DVD Review HTF REVIEW: Ginger and Fred

Discussion in 'DVD' started by Ken_McAlinden, Feb 13, 2007.

Tags:
  1. Ken_McAlinden

    Ken_McAlinden Producer
    Reviewer

    Joined:
    Feb 20, 2001
    Messages:
    6,186
    Likes Received:
    72
    Location:
    Livonia, MI USA
    Real Name:
    Kenneth McAlinden
    XenForo Template
    Ginger and Fred

    Directed By: Federico Fellini

    Starring: Giuletta Masina, Marcello Mastroianni

    Studio: Warner Brothers

    Year: 1986

    Rated: PG-13

    Film Length: 127 minutes

    Aspect Ratio: 1.78:1

    Subtitles: English

    Release Date: February 13, 2006

     

    Television is an invention that permits you to be entertained in your living room by people you wouldn't have in your home.
    - David Frost

    32 years after "La Strada", Federico Fellini returns Giuletta Masina to an even stranger circus - modern television variety programming.

    The Film

    At its core, "Ginger and Fred" is a very simple story about Amelia Bonetti (Masina) and Pippo Botticella (Mastroianni). In the 1940s, they achieved a modest level of fame as traveling performers staging live recreations of Fred Astaire and Ginger Rogers dance routines. They have been asked to reunite after over 30 years apart and appear as a nostalgia act on a Christmas special on a popular live television program called "We Are Proud to Present". The film tracks their arrival, re-acquaintance, preparation, performance, and parting from the event. Being a Fellini film, this straightforward plot is embedded in a merciless satire of modern television and surrounded by a healthy dollop of eye-popping madness.

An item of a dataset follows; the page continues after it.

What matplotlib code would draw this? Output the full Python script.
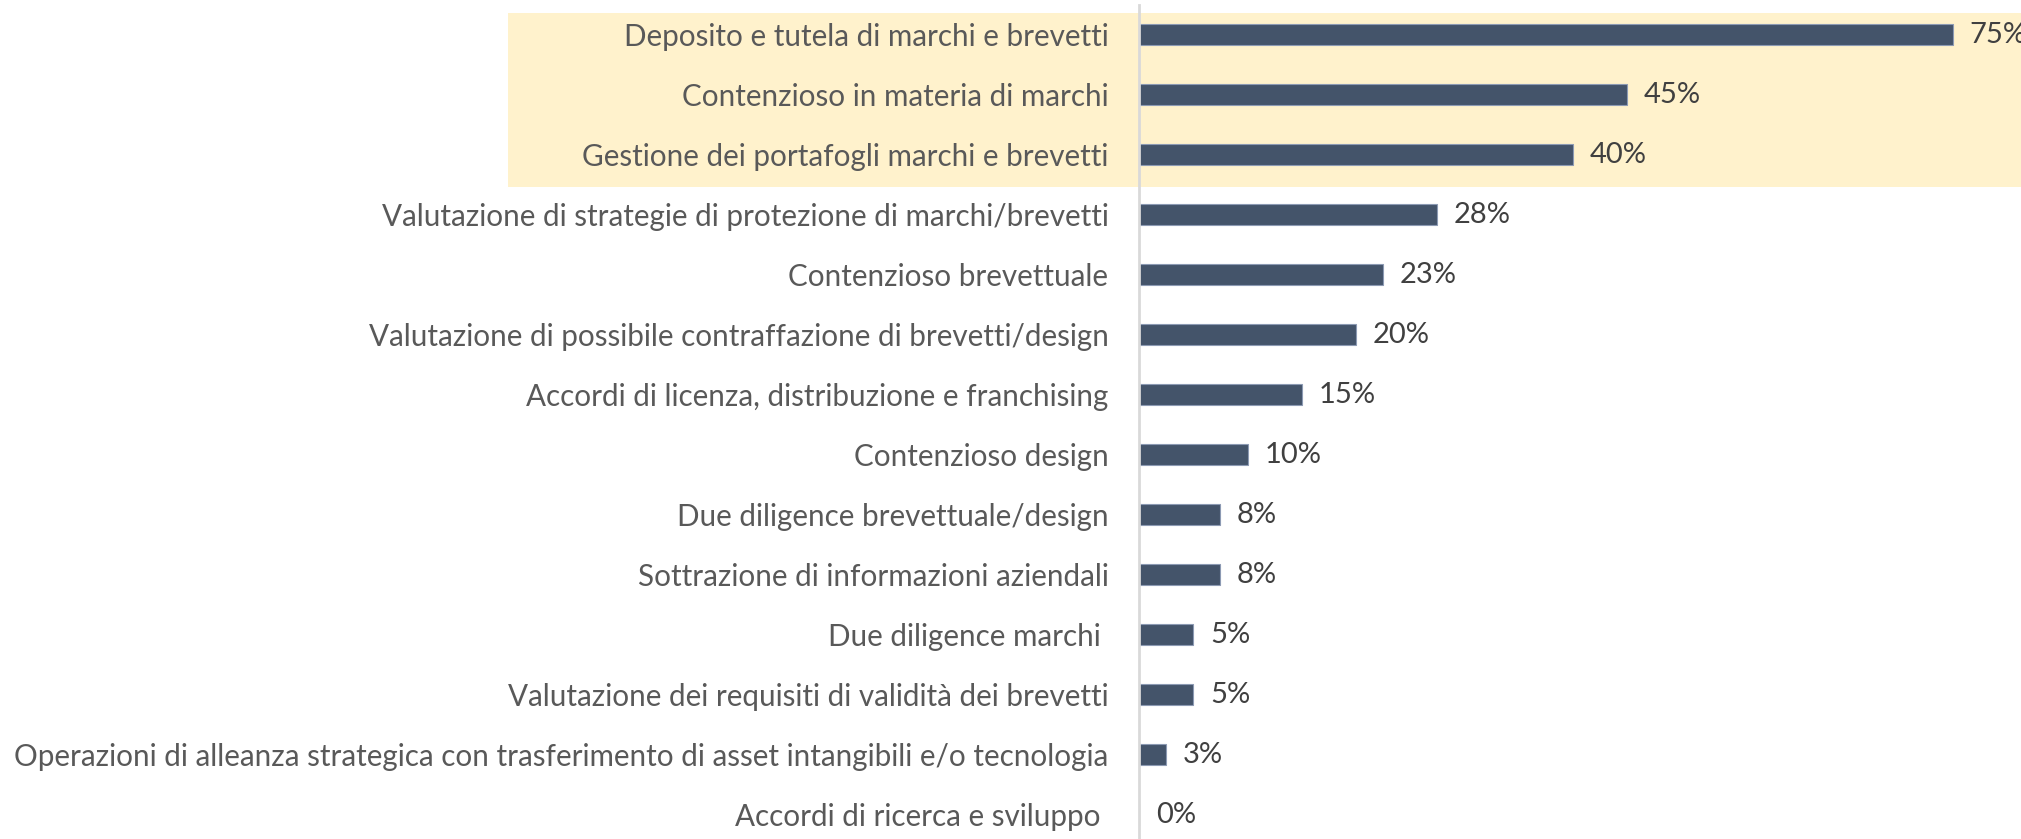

    When the film was released, critics probably thought the television satire was too broad to be effective. Two decades later, the same critics would probably wonder why Fellini showed so much restraint. The ridiculously sexed up commercials are hardly any worse than your average Superbowl ad for Godaddy. The variety show participants, including the smarmy MC, a troupe of singing and dancing little people, a defrocked Priest getting married on the air, a man on a hunger strike to end hunting and fishing, a transvestite, a trained monkey, a woman who tape records the voices of ghosts, a former kidnapping victim, a handsome violent criminal, a cow with 18 teats, etc. would not seem all that out of place on "America's Got Talent". The satirical elements are really quite funny, and sometimes go so far over the top that they almost cross the line from "Felliniesque" to "Pythonesque".

    Fortunately for the film, Masina and Mastroianni, Fellini's greatest muse and cinematic alter-ego respectively, are more than up to the task of negotiating the viewer through all of the madness. In their 60s when the film was made, Masina's face maintained its impish glow that could elicit sympathy from the most cynical audience member, and Mastroianni could still walk the tightrope between charming and piggish as well as any actor in film. During one key scene when Pippo and Amelia have a pause in their routine due to technical difficulties, they manage to pull off a moving and heartfelt exchange of dialog even though it is punctuated at two separate instances by the mooing of the many-teated cow.

    The Video

    The image fills the entire 16:9 enhanced frame and has a slightly hazy 80s appearance to it. This could be a result of film stock in-use at the time, filters used when shooting, or both. The color scheme seems tilted somewhat towards red. Colors are very vibrant, sometimes on the edge of oversaturation. Compression artifacts are minimal on this dual-layered disc, and I only noticed ringing around high contrast vertical edges during one sequence.

    The Audio

    The Dolby Digital 1.0 track is encoded at 192 kbps. It has occasional distortion and a couple of drop-outs. As with most of Fellini's films, all of the dialog was dubbed in post-production, so synchronization is not always perfect. The subtitles seem oversimplified, sometimes leaving large chunks of dialog untranslated.

    The Extras

    The only extra is the film's theatrical trailer, presented in 16:9 enhanced widescreen with 2.0 mono sound.

    Packaging

    The film comes in a standard Amaray-type hard plastic case with no insert.

    Summary

    In a moment of late career resurgence, Fellini manages to weave a tender story about a reunion of a couple in the September of their years into a wicked satire of the freakshow that is modern television. What's not to like? Warner's DVD presents the film in a barebones edition with an acceptable audio/visual transfer, although I suspect the English subtitles could have been more accurate. It is definitely worth a rental for the curious and a purchase for fans of the director and stars.

    Regards,

    Edited by Ken_McAlinden - 7/21/2009 at 06:43 pm GMT
     
  2. Jon Martin

    Jon Martin Cinematographer

    Joined:
    Sep 19, 2002
    Messages:
    2,219
    Likes Received:
    1
    Great review.

    As someone who has always found Fellini to be a bit overrated, GINGER was one of his films I thought was a bit underrated. Glad to see it on DVD.